The Supreme Court on Tuesday upheld an Indiana law that requires abortion providers to dispose of aborted fetuses in the same way as human remains, a sign that the conservative court is more open to abortion restrictions.
But the justices rejected the state’s appeal of a lower court ruling blocking a separate provision that would prevent a woman in Indiana from having an abortion based on gender, race or disability.
The high court, with two liberal justices dissenting, thus found a way perhaps to signal a greater receptivity to state restrictions in the area of abortion without yet welcoming a more direct challenge to abortion rights.
The court split 7-2 in allowing Indiana to enforce the requirement that clinics either bury or cremate fetal remains, reversing a ruling by a federal appeals court that had blocked it. The justices said in an unsigned opinion that the case does not involve limits on abortion rights.
Justices Ruth Bader Ginsburg and Sonia Sotomayor dissented. Ginsburg said in a short solo opinion that she believes that the issue does implicate a woman’s right to have an abortion “without undue interference from the state.”
The 7th U.S. Circuit Court of Appeals in Chicago had blocked both provisions of a law signed by Vice President Mike Pence in 2016 when he was Indiana’s governor.
The Supreme Court’s action Tuesday keeps it out of an election-year review of the Indiana law amid a flurry of new state laws that go the very heart of abortion rights. Alabama Gov. Kay Ivey this month signed a law that would ban virtually all abortions, even in cases of incest and rape, and subject doctors who perform them to criminal prosecution. That law has yet to take effect and is being challenged in court.
Other states have passed laws that would outlaw abortion once a fetal heartbeat has been detected, typically around six weeks of gestation.
Still, the high court is expected to hear at least one abortion-related case in its term that begins in October and ends in June 2020. In February, the justices blocked a Louisiana law that regulates abortion clinics, pending a full review.
The Indiana measure that would have prevented a woman from having an abortion for reasons related to race, gender or disability gets closer to the core abortion rights. While the justices declined to hear the state’s appeal of that blocked provision Tuesday, they indicated that their decision “expresses no view on the merits.”
Justice Clarence Thomas, who supports overturning the Roe v. Wade decision that first declared abortion rights, wrote a 20-page opinion in which he said the Indiana provision promotes “a state’s compelling interest in preventing abortion from becoming a tool of modern-day eugenics.” No other justice joined the opinion.
Thomas and Ginsburg also engaged in a brief battle of dueling footnotes in which Thomas said Ginsburg’s dissent “makes little sense.” Ginsburg wrote that Thomas’ footnote “displays more heat than light,” including Thomas’ calling a woman who has an abortion a mother. “A woman who exercises her constitutionally protected right to terminate a pregnancy is a not a ‘mother,’” she wrote.

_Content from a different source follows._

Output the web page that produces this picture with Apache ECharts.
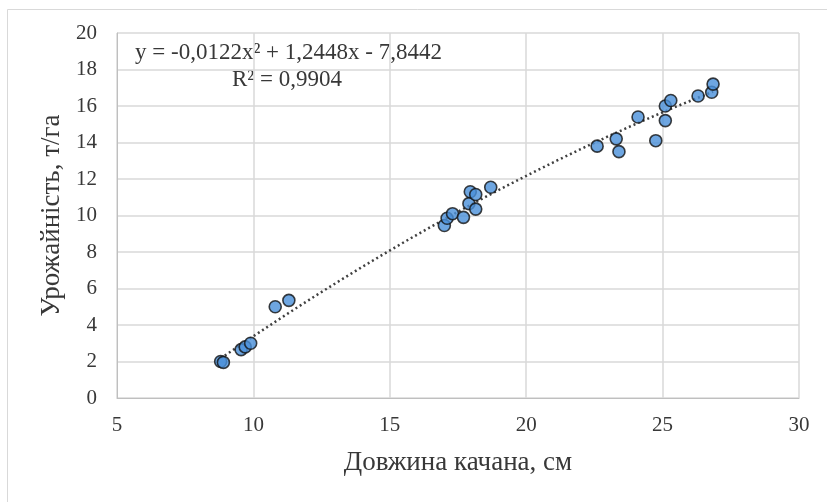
<!DOCTYPE html>
<html>
<head>
<meta charset="utf-8">
<script src="https://cdn.jsdelivr.net/npm/echarts@6/dist/echarts.min.js"></script>
<style>
html,body{margin:0;padding:0;background:#fff;}
#chart{width:827px;height:502px;}
</style>
</head>
<body>
<div id="chart"></div>
<script>
// Ear length, cm
const earLength = [8.8, 8.9, 9.55, 9.7, 9.9, 10.8, 11.3,
  17.0, 17.1, 17.3, 17.7, 17.9, 17.95, 18.15, 18.15, 18.7,
  22.6, 23.3, 23.4, 24.1, 24.75, 25.1, 25.1, 25.3, 26.3, 26.8, 26.85];
// Yield, t/ha
const yieldValues = [2.0, 1.95, 2.65, 2.8, 3.0, 5.0, 5.35,
  9.45, 9.85, 10.1, 9.9, 10.65, 11.3, 11.15, 10.35, 11.55,
  13.8, 14.2, 13.5, 15.4, 14.1, 16.0, 15.2, 16.3, 16.55, 16.75, 17.2];
// Trendline coefficients shown on the chart: a*x^2 + b*x + c
const trendCoef = [-0.0122, 1.2448, -7.8442];
const xTicks = [5, 10, 15, 20, 25, 30];
const yTicks = [0, 2, 4, 6, 8, 10, 12, 14, 16, 18, 20];
const equationText = 'y = -0,0122x² + 1,2448x - 7,8442';
const r2Text = 'R² = 0,9904';

const points = earLength.map((x, i) => [x, yieldValues[i]]);
const xMin = Math.min(...earLength), xMax = Math.max(...earLength);
const trend = [];
for (let k = 0; k <= 60; k++) {
  const x = xMin + (xMax - xMin) * k / 60;
  trend.push([x, trendCoef[0] * x * x + trendCoef[1] * x + trendCoef[2]]);
}

const font = 'Liberation Serif';
const txt = '#383838';
const chart = echarts.init(document.getElementById('chart'));
chart.setOption({
  backgroundColor: '#fff',
  animation: false,
  grid: {left: 117, right: 28, top: 33, bottom: 104},
  xAxis: {
    type: 'value', min: xTicks[0], max: xTicks[xTicks.length - 1], interval: 5,
    name: 'Довжина качана, см', nameLocation: 'middle', nameGap: 51,
    nameTextStyle: {fontFamily: font, fontSize: 27, color: txt},
    axisLine: {show: true, lineStyle: {color: '#bfbfbf', width: 1}},
    axisTick: {show: false},
    axisLabel: {fontFamily: font, fontSize: 21, color: txt, margin: 17},
    splitLine: {show: true, lineStyle: {color: '#d9d9d9', width: 1.5}}
  },
  yAxis: {
    type: 'value', min: yTicks[0], max: yTicks[yTicks.length - 1], interval: 2,
    name: 'Урожайність, т/га', nameLocation: 'middle', nameGap: 48,
    nameTextStyle: {fontFamily: font, fontSize: 27, color: txt},
    axisLine: {show: true, lineStyle: {color: '#bfbfbf', width: 1}},
    axisTick: {show: false},
    axisLabel: {fontFamily: font, fontSize: 21, color: txt, margin: 20},
    splitLine: {show: true, lineStyle: {color: '#d9d9d9', width: 1.5}}
  },
  graphic: [
    {type: 'rect', left: 5, top: 7, shape: {width: 840, height: 520}, style: {fill: 'none', stroke: '#d9d9d9', lineWidth: 1}, silent: true, z: -1},
    {type: 'text', left: 135, top: 41, style: {text: equationText, font: '23px "Liberation Serif"', fill: txt}},
    {type: 'text', left: 232, top: 68, style: {text: r2Text, font: '23px "Liberation Serif"', fill: txt}}
  ],
  series: [
    {
      type: 'line', data: trend, showSymbol: false, symbol: 'none',
      lineStyle: {color: '#404040', width: 2.5, type: [2, 3]}, z: 3
    },
    {
      type: 'scatter', data: points, symbol: 'circle', symbolSize: 12,
      itemStyle: {color: '#4a90d9', borderColor: '#111', borderWidth: 1.6}, z: 4
    }
  ]
});
</script>
</body>
</html>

One other noteworthy aspect of the court’s action Tuesday was the silence of liberal Justices Stephen Breyer and Elena Kagan, who vote regularly to uphold abortion rights.
By not joining their liberal colleagues in dissent, Breyer and Kagan helped Roberts in his desire to avoid, where possible, controversial outcomes that split the five conservatives and four liberals. The two also may have preserved their ability to negotiate with, if not influence, Roberts in other cases.
The court upheld the fetal remains provision under the least stringent standard of review courts employ. The legislation only needed to be rationally related to the state’s interest in the proper disposal of the remains, the court said. Indiana met that burden, it said.
The court said it is leaving open court challenges to similar laws under a higher legal standard.